[Start of Dataset content]

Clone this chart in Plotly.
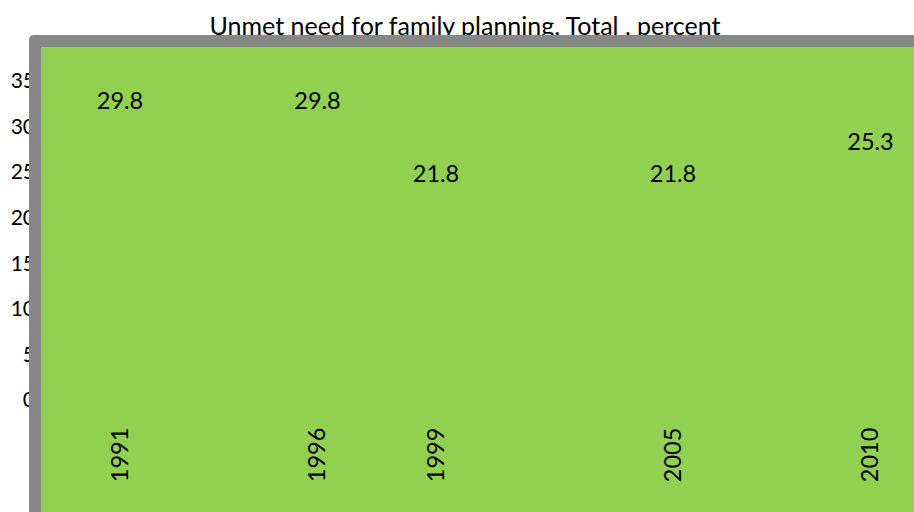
import plotly.graph_objects as go

years = [1991, 1996, 1999, 2005, 2010]
values = [29.8, 29.8, 21.8, 21.8, 25.3]
value_labels = ["29.8", "29.8", "21.8", "21.8", "25.3"]
year_labels = ["1991", "1996", "1999", "2005", "2010"]
y_ticks = [0, 5, 10, 15, 20, 25, 30, 35]
title_text = "Unmet need for family planning, Total , percent"

W, H = 914, 512
# plot area box in page pixels
L, R, T, B = 42, 914, 81, 400


def px(x):
    """page x pixel -> paper fraction"""
    return (x - L) / (R - L)


def py(y):
    """page y pixel -> paper fraction"""
    return (B - y) / (B - T)


FONT = "Lato"
GREEN = "#92D050"
GREY = "#878787"

fig = go.Figure()
fig.add_trace(go.Scatter(
    x=years, y=values, mode="markers+text", text=value_labels,
    textposition="top center",
    marker=dict(size=20, color="rgba(0,0,0,0)"),
    textfont=dict(family=FONT, size=23.5, color="black"),
    hoverinfo="skip", showlegend=False, cliponaxis=False,
))

shapes = [
    # green chart area
    dict(type="rect", xref="paper", yref="paper", layer="below",
         x0=px(41.5), x1=px(940), y0=py(540), y1=py(47),
         fillcolor=GREEN, line=dict(width=0)),
    # title holder (drawn beneath the border)
    dict(type="rect", xref="paper", yref="paper", layer="below",
         x0=px(16), x1=px(914), y0=py(40), y1=py(10),
         fillcolor="rgba(0,0,0,0)", line=dict(width=0),
         label=dict(text=title_text, textposition="middle center",
                    font=dict(family=FONT, size=25, color="black"))),
    # grey rounded border
    dict(type="path", xref="paper", yref="paper", layer="above",
         path=(f"M {px(29)},{py(540)} L {px(29)},{py(40)} "
               f"Q {px(29)},{py(35)} {px(34)},{py(35)} "
               f"L {px(940)},{py(35)} L {px(940)},{py(47)} "
               f"L {px(41.5)},{py(47)} L {px(41.5)},{py(540)} Z"),
         fillcolor=GREY, line=dict(width=0)),
]

xmin = 1991 - (120 - L) / 39.5
xmax = 1991 + (R - 120) / 39.5

fig.update_layout(
    width=W, height=H, autosize=False,
    margin=dict(l=L, r=W - R, t=T, b=H - B, pad=0),
    paper_bgcolor="white", plot_bgcolor="rgba(0,0,0,0)",
    shapes=shapes,
    xaxis=dict(range=[xmin, xmax], tickvals=years, ticktext=year_labels,
               tickangle=-90, ticks="", showgrid=False, zeroline=False,
               showline=False, ticklabelstandoff=22,
               tickfont=dict(family=FONT, size=23.5, color="black")),
    yaxis=dict(range=[0, 35], tickvals=y_ticks, ticks="", showgrid=False,
               zeroline=False, showline=False, ticklabelstandoff=6,
               tickfont=dict(family=FONT, size=21, color="black")),
    showlegend=False,
)

fig.write_html(
    "out.html",
    config={"displayModeBar": False},
    post_script="document.body.style.margin='0';document.body.style.overflow='hidden';",
)
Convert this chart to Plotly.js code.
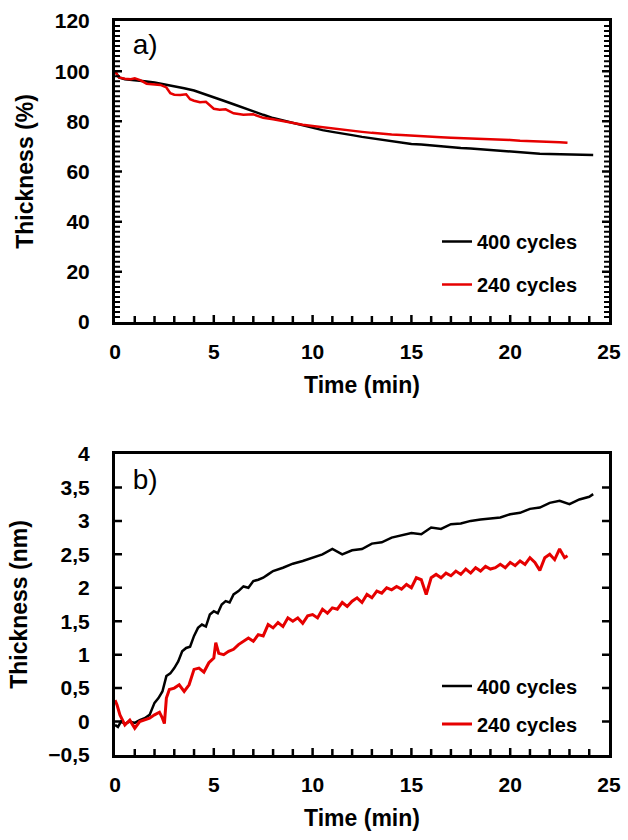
<!DOCTYPE html>
<html><head><meta charset="utf-8">
<script src="https://cdn.plot.ly/plotly-3.0.1.min.js"></script>
<style>
html,body{margin:0;padding:0;background:#fff}
.js-plotly-plot .plotly .crisp, .js-plotly-plot .plotly path.crisp{shape-rendering:geometricPrecision !important}
#veil{position:absolute;left:0;top:0;width:628px;height:840px;background:rgba(255,255,255,0);pointer-events:none}
</style>
</head><body><div id="chart" style="width:628px;height:840px"></div><div id="veil"></div>
<script>
// ---- Panel a) Thickness (%) vs time ----
const timeA400 = [0,0.2,0.5,1,1.5,2,2.5,3,3.5,4,4.5,5,5.5,6,6.5,7,7.5,8,8.5,9,9.5,10,10.5,11,11.5,12,12.5,13,13.5,14,14.5,15,15.5,16,16.5,17,17.5,18,18.5,19,19.5,20,20.5,21,21.5,22,22.5,23,23.5,24,24.2];
const thickA400 = [100,97.5,96.8,96.5,96,95.5,94.8,94,93.2,92.3,91,89.8,88.2,86.8,85.3,84,82.6,81.3,80.3,79.2,78.3,77.3,76.5,75.8,75,74.5,73.8,73.2,72.6,72,71.5,71,70.8,70.4,70.1,69.8,69.4,69.2,68.9,68.6,68.2,67.9,67.6,67.3,67.1,67,66.9,66.8,66.7,66.5,66.6];
const timeA240 = [0,0.2,0.5,0.8,1,1.3,1.6,2,2.3,2.6,2.8,3,3.3,3.6,3.8,4,4.3,4.6,5,5.3,5.6,6,6.5,7,7.5,8,8.5,9,9.5,10,10.5,11,11.5,12,12.5,13,13.5,14,14.5,15,15.5,16,16.5,17,17.5,18,18.5,19,19.5,20,20.5,21,21.5,22,22.5,22.9];
const thickA240 = [100,97.5,97,96.8,97.2,96.3,95,94.6,94.5,93.5,91.2,90.6,90.5,90.8,88.8,88.2,87.6,87.8,85,84.6,84.8,83.2,82.6,82.8,81.4,80.8,80,79.3,78.6,78.1,77.6,77.2,76.5,76.1,75.8,75.4,75,74.8,74.6,74.3,74.2,73.8,73.7,73.5,73.4,73.2,73,72.9,72.7,72.6,72.3,72.2,72.1,71.8,71.7,71.5];

// ---- Panel b) Thickness (nm) vs time ----
const timeB400 = [0,0.15,0.3,0.5,0.75,1,1.25,1.5,1.75,2,2.2,2.4,2.6,2.8,3,3.2,3.4,3.6,3.8,4,4.2,4.4,4.6,4.8,5,5.2,5.4,5.6,5.8,6,6.25,6.5,6.75,7,7.25,7.5,7.75,8,8.5,9,9.5,10,10.5,11,11.5,12,12.5,13,13.5,14,14.5,15,15.5,16,16.5,17,17.5,18,18.5,19,19.5,20,20.5,21,21.5,22,22.5,23,23.5,24,24.2];
const thickB400 = [-0.05,-0.08,0.0,-0.03,0.0,-0.02,0.02,0.05,0.1,0.28,0.35,0.45,0.68,0.72,0.8,0.9,1.05,1.1,1.12,1.28,1.4,1.45,1.42,1.6,1.65,1.62,1.75,1.8,1.78,1.9,1.95,2.02,2.0,2.1,2.12,2.15,2.2,2.25,2.3,2.36,2.4,2.45,2.5,2.58,2.5,2.56,2.58,2.66,2.68,2.75,2.78,2.82,2.8,2.9,2.88,2.95,2.96,3.0,3.02,3.03,3.05,3.1,3.12,3.18,3.2,3.27,3.3,3.25,3.32,3.36,3.4];
const timeB240 = [0,0.1,0.25,0.4,0.5,0.75,1,1.25,1.5,1.75,2,2.25,2.4,2.5,2.6,2.75,3,3.25,3.5,3.75,4,4.25,4.5,4.75,5,5.1,5.25,5.5,5.75,6,6.25,6.5,6.75,7,7.25,7.5,7.75,8,8.25,8.5,8.75,9,9.25,9.5,9.75,10,10.25,10.5,10.75,11,11.25,11.5,11.75,12,12.25,12.5,12.75,13,13.25,13.5,13.75,14,14.25,14.5,14.75,15,15.25,15.5,15.75,16,16.25,16.5,16.75,17,17.25,17.5,17.75,18,18.25,18.5,18.75,19,19.25,19.5,19.75,20,20.25,20.5,20.75,21,21.25,21.5,21.75,22,22.25,22.5,22.75,22.9];
const thickB240 = [0.32,0.25,0.1,0.0,-0.05,0.02,-0.1,0.0,0.03,0.05,0.1,0.14,0.05,-0.03,0.35,0.48,0.5,0.55,0.45,0.55,0.78,0.8,0.74,0.88,0.95,1.18,1.02,1.0,1.05,1.08,1.15,1.2,1.25,1.2,1.3,1.28,1.45,1.4,1.48,1.42,1.55,1.5,1.55,1.47,1.58,1.6,1.55,1.68,1.62,1.7,1.68,1.78,1.72,1.8,1.85,1.78,1.9,1.85,1.95,1.92,2.0,1.97,2.02,1.98,2.05,2.0,2.15,2.12,1.9,2.15,2.2,2.15,2.22,2.18,2.25,2.2,2.28,2.22,2.3,2.25,2.32,2.28,2.3,2.35,2.3,2.38,2.33,2.4,2.35,2.45,2.38,2.26,2.45,2.5,2.42,2.58,2.45,2.48];

const seriesNames = ['400 cycles', '240 cycles'];
const seriesColors = ['#000000', '#e60000'];
const panelLabels = ['a)', 'b)'];
const xTitle = 'Time (min)';
const yTitles = ['Thickness (%)', 'Thickness (nm)'];

// panel-label anchor points (in each panel's own axis units)
const labelPosA = {x: 0.9, y: 109.5};
const labelPosB = {x: 0.9, y: 3.58};

const W = 628, H = 840;
const px = x => x / W;
const py = y => 1 - y / H;

const FONT = 'Liberation Sans, Arial, sans-serif';
const tickFont = {family: FONT, size: 21, color: '#000', weight: 700};
const titleFont = {family: FONT, size: 23, color: '#000', weight: 700};
const legFont = {family: FONT, size: 20, color: '#000', weight: 700};
const panelFont = {family: FONT, size: 28, color: '#000'};

const traces = [
  {x: timeA400, y: thickA400, xaxis: 'x', yaxis: 'y', mode: 'lines', name: seriesNames[0], legend: 'legend', legendgroup: 'a1', line: {color: seriesColors[0], width: 2.5}},
  {x: timeA240, y: thickA240, xaxis: 'x', yaxis: 'y', mode: 'lines', name: seriesNames[1], legend: 'legend', legendgroup: 'a2', line: {color: seriesColors[1], width: 2.5}},
  {x: timeB400, y: thickB400, xaxis: 'x2', yaxis: 'y2', mode: 'lines', name: seriesNames[0], legend: 'legend2', legendgroup: 'b1', line: {color: seriesColors[0], width: 2.5}},
  {x: timeB240, y: thickB240, xaxis: 'x2', yaxis: 'y2', mode: 'lines', name: seriesNames[1], legend: 'legend2', legendgroup: 'b2', line: {color: seriesColors[1], width: 3}},
  {x: [labelPosA.x], y: [labelPosA.y], xaxis: 'x', yaxis: 'y', mode: 'text', text: [panelLabels[0]], textposition: 'middle right', textfont: panelFont, showlegend: false, hoverinfo: 'skip', cliponaxis: false},
  {x: [labelPosB.x], y: [labelPosB.y], xaxis: 'x2', yaxis: 'y2', mode: 'text', text: [panelLabels[1]], textposition: 'middle right', textfont: panelFont, showlegend: false, hoverinfo: 'skip', cliponaxis: false}
];

const xBase = {
  range: [0, 25], dtick: 5, tick0: 0, ticks: 'inside', ticklen: 7, tickwidth: 2.5, tickcolor: '#000',
  showline: true, linewidth: 3, linecolor: '#000', mirror: true, showgrid: false, zeroline: false,
  tickfont: tickFont, automargin: false, ticklabelstandoff: 9,
  minor: {dtick: 1, ticks: 'inside', ticklen: 6, tickwidth: 2.5, tickcolor: '#000', showgrid: false},
  title: {text: xTitle, font: titleFont, standoff: 15}
};
const yBase = {
  ticks: 'inside', ticklen: 7, tickwidth: 2.5, tickcolor: '#000',
  showline: true, linewidth: 3, linecolor: '#000', mirror: 'allticks', showgrid: false, zeroline: false,
  tickfont: tickFont, automargin: false, ticklabelstandoff: 18
};
const legBase = {
  xanchor: 'left', yanchor: 'middle', bgcolor: 'rgba(0,0,0,0)', borderwidth: 0,
  font: legFont, traceorder: 'grouped', itemclick: false, itemdoubleclick: false
};

const layout = {
  width: W, height: H,
  margin: {l: 0, r: 0, t: 0, b: 0},
  showlegend: true,
  separators: ',.',
  legend: Object.assign({}, legBase, {x: px(437), y: py(263), tracegroupgap: 14}),
  legend2: Object.assign({}, legBase, {x: px(437), y: py(705), tracegroupgap: 9}),
  xaxis: Object.assign({}, xBase, {domain: [px(115), px(609)], anchor: 'y'}),
  yaxis: Object.assign({}, yBase, {domain: [py(322), py(21)], anchor: 'x', range: [0, 120], dtick: 20,
    minor: {dtick: 2, ticks: 'inside', ticklen: 5, tickwidth: 2, tickcolor: '#000', showgrid: false},
    title: {text: yTitles[0], font: titleFont, standoff: 15}}),
  xaxis2: Object.assign({}, xBase, {domain: [px(115), px(609)], anchor: 'y2'}),
  yaxis2: Object.assign({}, yBase, {domain: [py(755), py(454)], anchor: 'x2', range: [-0.5, 4], dtick: 0.5, tick0: 0,
    title: {text: yTitles[1], font: titleFont, standoff: 15}})
};

Plotly.newPlot('chart', traces, layout, {displayModeBar: false, staticPlot: true}).then(function (gd) {
  gd.querySelectorAll('path.crisp').forEach(function (p) { p.style.shapeRendering = 'geometricPrecision'; });
  document.body.setAttribute('data-ready', '1');
});
</script>
</body></html>
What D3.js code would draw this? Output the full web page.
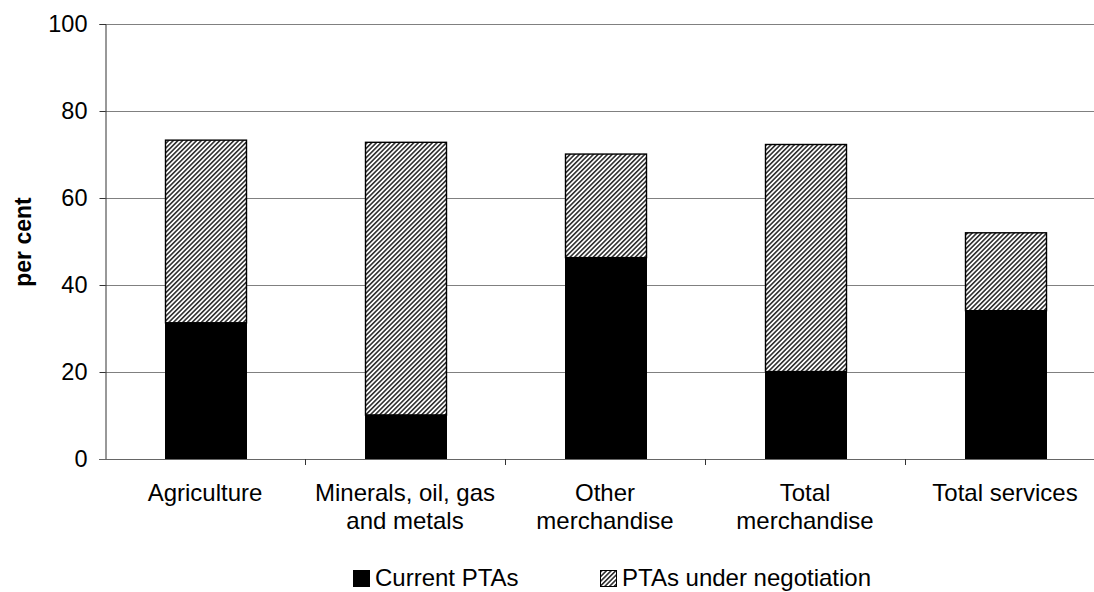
<!DOCTYPE html>
<html>
<head>
<meta charset="utf-8">
<script src="https://cdn.jsdelivr.net/npm/d3@7"></script>
<style>
  body { margin: 0; background: #fff; }
  svg { display: block; font-family: "Liberation Sans", Arial, sans-serif; }
</style>
</head>
<body>
<div id="maindiv"></div>
<script>
// data
var categories = [["Agriculture"], ["Minerals, oil, gas", "and metals"], ["Other", "merchandise"], ["Total", "merchandise"], ["Total services"]];
var currentPTAs = [31.3, 10.1, 46.3, 20.1, 34.1];
var underNegotiation = [42.0, 62.7, 23.8, 52.2, 17.9];
var yTicks = [0, 20, 40, 60, 80, 100];
var seriesNames = ["Current PTAs", "PTAs under negotiation"];

var width = 1094;
var height = 592;
var margin = { top: 24, bottom: 133, left: 105, right: -11 };
var fs = "24px";

var svg = d3.select("#maindiv")
    .append("svg")
    .attr("width", width)
    .attr("height", height);

var defs = svg.append("defs");
var pat = defs.append("pattern")
    .attr("id", "hatch")
    .attr("patternUnits", "userSpaceOnUse")
    .attr("width", 3.3)
    .attr("height", 3.3)
    .attr("patternTransform", "rotate(45)");
pat.append("rect").attr("width", 3.3).attr("height", 3.3).attr("fill", "#fff");
pat.append("line")
    .attr("x1", 0.8).attr("y1", 0).attr("x2", 0.8).attr("y2", 3.3)
    .attr("stroke", "#222").attr("stroke-width", 1.5);

var x = d3.scaleBand()
    .domain(d3.range(categories.length))
    .range([margin.left, width - margin.right])
    .padding(0);

var y = d3.scaleLinear()
    .domain([0, 100])
    .range([height - margin.bottom, margin.top]);

// gridlines
svg.append("g")
    .selectAll("line")
    .data(yTicks.filter(d => d > 0))
    .enter()
    .append("line")
    .attr("x1", margin.left)
    .attr("x2", width)
    .attr("y1", d => Math.round(y(d)) + 0.5)
    .attr("y2", d => Math.round(y(d)) + 0.5)
    .attr("stroke", "#808080")
    .attr("stroke-width", 1);

var barW = 81;
var barX = i => Math.round(x(i) + x.bandwidth() / 2 - barW / 2 + 0.5) + 0.5;

var stacked = categories.map((c, i) => ({ i: i, a: currentPTAs[i], b: underNegotiation[i] }));

var bars = svg.append("g");
// hatched part (under negotiation) on top
bars.selectAll(".neg")
    .data(stacked)
    .enter()
    .append("rect")
    .attr("class", "neg")
    .attr("x", d => barX(d.i))
    .attr("y", d => y(d.a + d.b))
    .attr("width", barW)
    .attr("height", d => y(d.a) - y(d.a + d.b))
    .attr("fill", "url(#hatch)")
    .attr("stroke", "#000")
    .attr("stroke-width", 1.4);

bars.selectAll(".cur")
    .data(stacked)
    .enter()
    .append("rect")
    .attr("class", "cur")
    .attr("x", d => barX(d.i))
    .attr("y", d => y(d.a))
    .attr("width", barW)
    .attr("height", d => y(0) - y(d.a))
    .attr("fill", "#000")
    .attr("stroke", "#000")
    .attr("stroke-width", 1);

// y axis
function yAxis(g) {
    g.attr("transform", `translate(${margin.left + 0.5},0)`)
        .call(d3.axisLeft(y).tickValues(yTicks).tickSize(6).tickPadding(12))
        .attr("font-size", "23.5px")
        .attr("font-family", "Liberation Sans, Arial, sans-serif");
    g.select(".domain").attr("stroke", "#333");
    g.selectAll(".tick line").attr("stroke", "#333");
    g.selectAll(".tick text").attr("fill", "#000");
}
svg.append("g").call(yAxis);

// x axis baseline + ticks at category boundaries
var xa = svg.append("g");
xa.append("line")
    .attr("x1", margin.left - 6)
    .attr("x2", width)
    .attr("y1", Math.round(y(0)) + 0.5)
    .attr("y2", Math.round(y(0)) + 0.5)
    .attr("stroke", "#666");
xa.selectAll(".xt")
    .data(d3.range(1, categories.length + 1))
    .enter()
    .append("line")
    .attr("x1", i => Math.round(x(0) + i * x.step()) + 0.5)
    .attr("x2", i => Math.round(x(0) + i * x.step()) + 0.5)
    .attr("y1", y(0))
    .attr("y2", y(0) + 6)
    .attr("stroke", "#333");

var labels = xa.selectAll(".xl")
    .data(categories)
    .enter()
    .append("text")
    .attr("text-anchor", "middle")
    .attr("font-size", fs)
    .attr("fill", "#000");
labels.each(function (lines, i) {
    var t = d3.select(this);
    lines.forEach(function (s, k) {
        t.append("tspan")
            .attr("x", x(i) + x.bandwidth() / 2)
            .attr("y", 501 + k * 28)
            .text(s);
    });
});

// y label
svg.append("text")
    .attr("transform", "translate(31,242) rotate(-90)")
    .attr("text-anchor", "middle")
    .attr("font-size", "23px")
    .attr("font-weight", "bold")
    .text("per cent");

// legend
var legX = [353, 600];
var leg = svg.append("g");
leg.selectAll("rect")
    .data(seriesNames)
    .enter()
    .append("rect")
    .attr("x", (d, i) => legX[i] + 0.5)
    .attr("y", 570.5)
    .attr("width", 16)
    .attr("height", 16)
    .attr("fill", (d, i) => i == 0 ? "#000" : "url(#hatch)")
    .attr("stroke", "#000");
leg.selectAll("text")
    .data(seriesNames)
    .enter()
    .append("text")
    .attr("x", (d, i) => legX[i] + 22)
    .attr("y", 586)
    .attr("font-size", fs)
    .attr("fill", "#000")
    .text(d => d);
</script>
</body>
</html>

[End of Dataset content]

Exercise description
Starting at the top of the listing above, reproduce each line up to and including the one with "return (x - L) / (R - L)"; omit the pictures.

Response
Clone this chart in Plotly.
import plotly.graph_objects as go

years = [1991, 1996, 1999, 2005, 2010]
values = [29.8, 29.8, 21.8, 21.8, 25.3]
value_labels = ["29.8", "29.8", "21.8", "21.8", "25.3"]
year_labels = ["1991", "1996", "1999", "2005", "2010"]
y_ticks = [0, 5, 10, 15, 20, 25, 30, 35]
title_text = "Unmet need for family planning, Total , percent"

W, H = 914, 512
# plot area box in page pixels
L, R, T, B = 42, 914, 81, 400


def px(x):
    """page x pixel -> paper fraction"""
    return (x - L) / (R - L)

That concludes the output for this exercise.